• [Aim]: Collect from the data below each line with "this".

-.-.-

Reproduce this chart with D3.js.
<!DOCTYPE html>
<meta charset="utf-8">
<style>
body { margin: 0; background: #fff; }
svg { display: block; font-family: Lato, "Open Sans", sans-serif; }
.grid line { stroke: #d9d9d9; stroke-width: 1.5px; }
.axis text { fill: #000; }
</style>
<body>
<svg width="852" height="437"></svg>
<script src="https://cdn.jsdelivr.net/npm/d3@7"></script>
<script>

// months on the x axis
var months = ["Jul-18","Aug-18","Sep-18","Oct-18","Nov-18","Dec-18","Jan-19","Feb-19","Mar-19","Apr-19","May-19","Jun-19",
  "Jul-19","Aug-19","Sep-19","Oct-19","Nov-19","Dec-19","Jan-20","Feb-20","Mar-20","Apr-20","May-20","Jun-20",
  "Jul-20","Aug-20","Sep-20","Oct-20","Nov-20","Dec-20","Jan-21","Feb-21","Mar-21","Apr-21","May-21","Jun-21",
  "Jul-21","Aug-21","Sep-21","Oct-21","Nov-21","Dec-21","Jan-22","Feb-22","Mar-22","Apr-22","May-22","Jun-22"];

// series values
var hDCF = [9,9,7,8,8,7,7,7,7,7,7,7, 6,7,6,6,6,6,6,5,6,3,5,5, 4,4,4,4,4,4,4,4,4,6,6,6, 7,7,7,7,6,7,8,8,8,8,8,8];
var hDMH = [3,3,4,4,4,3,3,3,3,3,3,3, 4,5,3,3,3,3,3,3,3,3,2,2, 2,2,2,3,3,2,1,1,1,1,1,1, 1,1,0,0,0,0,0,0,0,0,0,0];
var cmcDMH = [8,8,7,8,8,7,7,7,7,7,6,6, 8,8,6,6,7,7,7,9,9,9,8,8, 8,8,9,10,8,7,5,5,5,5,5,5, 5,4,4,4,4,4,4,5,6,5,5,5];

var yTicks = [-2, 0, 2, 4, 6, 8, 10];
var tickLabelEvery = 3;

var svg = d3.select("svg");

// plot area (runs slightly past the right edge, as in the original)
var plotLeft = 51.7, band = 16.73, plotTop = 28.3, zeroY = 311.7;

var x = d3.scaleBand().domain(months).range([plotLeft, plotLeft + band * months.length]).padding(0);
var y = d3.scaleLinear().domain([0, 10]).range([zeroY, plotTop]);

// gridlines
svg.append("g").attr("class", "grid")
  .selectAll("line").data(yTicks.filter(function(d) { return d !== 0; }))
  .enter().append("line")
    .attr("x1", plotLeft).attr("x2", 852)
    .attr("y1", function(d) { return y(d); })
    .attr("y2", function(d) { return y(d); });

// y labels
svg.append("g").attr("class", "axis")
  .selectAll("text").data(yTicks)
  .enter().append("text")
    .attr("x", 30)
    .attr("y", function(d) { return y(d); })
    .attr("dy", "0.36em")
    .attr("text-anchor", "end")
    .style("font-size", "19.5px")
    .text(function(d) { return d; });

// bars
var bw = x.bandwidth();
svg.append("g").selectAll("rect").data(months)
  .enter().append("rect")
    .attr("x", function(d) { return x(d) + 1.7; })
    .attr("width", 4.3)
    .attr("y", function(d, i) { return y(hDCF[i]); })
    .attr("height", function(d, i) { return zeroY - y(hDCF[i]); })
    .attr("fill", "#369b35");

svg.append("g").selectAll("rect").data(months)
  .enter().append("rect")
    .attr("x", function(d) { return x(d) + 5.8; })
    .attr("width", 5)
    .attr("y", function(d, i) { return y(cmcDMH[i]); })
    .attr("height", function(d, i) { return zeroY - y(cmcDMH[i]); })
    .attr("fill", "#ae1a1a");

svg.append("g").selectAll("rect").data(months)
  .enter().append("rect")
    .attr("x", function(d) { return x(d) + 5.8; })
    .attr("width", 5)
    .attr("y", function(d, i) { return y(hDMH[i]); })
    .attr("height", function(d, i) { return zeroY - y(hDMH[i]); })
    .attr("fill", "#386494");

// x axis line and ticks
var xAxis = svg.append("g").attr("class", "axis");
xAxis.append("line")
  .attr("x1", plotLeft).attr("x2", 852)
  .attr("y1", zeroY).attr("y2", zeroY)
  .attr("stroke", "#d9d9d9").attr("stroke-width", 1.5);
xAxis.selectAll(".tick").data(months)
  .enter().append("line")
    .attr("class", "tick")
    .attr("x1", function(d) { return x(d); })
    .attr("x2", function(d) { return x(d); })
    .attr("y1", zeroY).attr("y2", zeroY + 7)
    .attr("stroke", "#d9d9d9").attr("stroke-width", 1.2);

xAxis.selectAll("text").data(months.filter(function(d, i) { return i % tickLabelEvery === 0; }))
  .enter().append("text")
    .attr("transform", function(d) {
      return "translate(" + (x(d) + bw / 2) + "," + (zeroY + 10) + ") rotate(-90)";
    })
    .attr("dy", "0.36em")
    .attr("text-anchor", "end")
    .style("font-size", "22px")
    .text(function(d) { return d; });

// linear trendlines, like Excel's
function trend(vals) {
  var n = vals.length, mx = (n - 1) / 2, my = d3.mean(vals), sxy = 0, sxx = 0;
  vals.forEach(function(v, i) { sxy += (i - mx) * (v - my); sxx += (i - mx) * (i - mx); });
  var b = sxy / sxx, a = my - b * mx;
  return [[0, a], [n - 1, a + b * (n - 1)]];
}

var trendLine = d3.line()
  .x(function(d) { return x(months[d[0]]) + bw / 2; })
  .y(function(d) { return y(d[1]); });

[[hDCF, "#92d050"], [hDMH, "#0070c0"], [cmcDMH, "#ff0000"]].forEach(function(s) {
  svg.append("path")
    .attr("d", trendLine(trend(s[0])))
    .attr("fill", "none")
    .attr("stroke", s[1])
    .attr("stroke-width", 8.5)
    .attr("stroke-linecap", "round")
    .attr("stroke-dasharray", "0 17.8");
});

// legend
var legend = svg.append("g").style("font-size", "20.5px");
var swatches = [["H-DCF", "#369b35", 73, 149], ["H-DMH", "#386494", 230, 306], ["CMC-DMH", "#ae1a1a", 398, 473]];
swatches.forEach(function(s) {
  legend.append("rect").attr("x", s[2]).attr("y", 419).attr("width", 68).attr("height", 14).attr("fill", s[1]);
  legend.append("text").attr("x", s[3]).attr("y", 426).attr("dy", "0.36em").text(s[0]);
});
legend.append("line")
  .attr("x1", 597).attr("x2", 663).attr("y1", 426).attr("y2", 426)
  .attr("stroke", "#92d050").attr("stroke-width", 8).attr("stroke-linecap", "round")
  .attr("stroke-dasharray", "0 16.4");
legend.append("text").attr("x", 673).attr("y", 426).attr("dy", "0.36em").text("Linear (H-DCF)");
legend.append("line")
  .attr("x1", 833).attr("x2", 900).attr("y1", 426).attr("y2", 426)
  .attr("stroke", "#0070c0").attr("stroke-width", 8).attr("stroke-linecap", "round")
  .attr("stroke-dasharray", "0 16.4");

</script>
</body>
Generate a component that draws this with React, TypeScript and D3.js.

-.-.-

• [Answer below]:
Reproduce this chart with D3.js.
Generate a component that draws this with React, TypeScript and D3.js.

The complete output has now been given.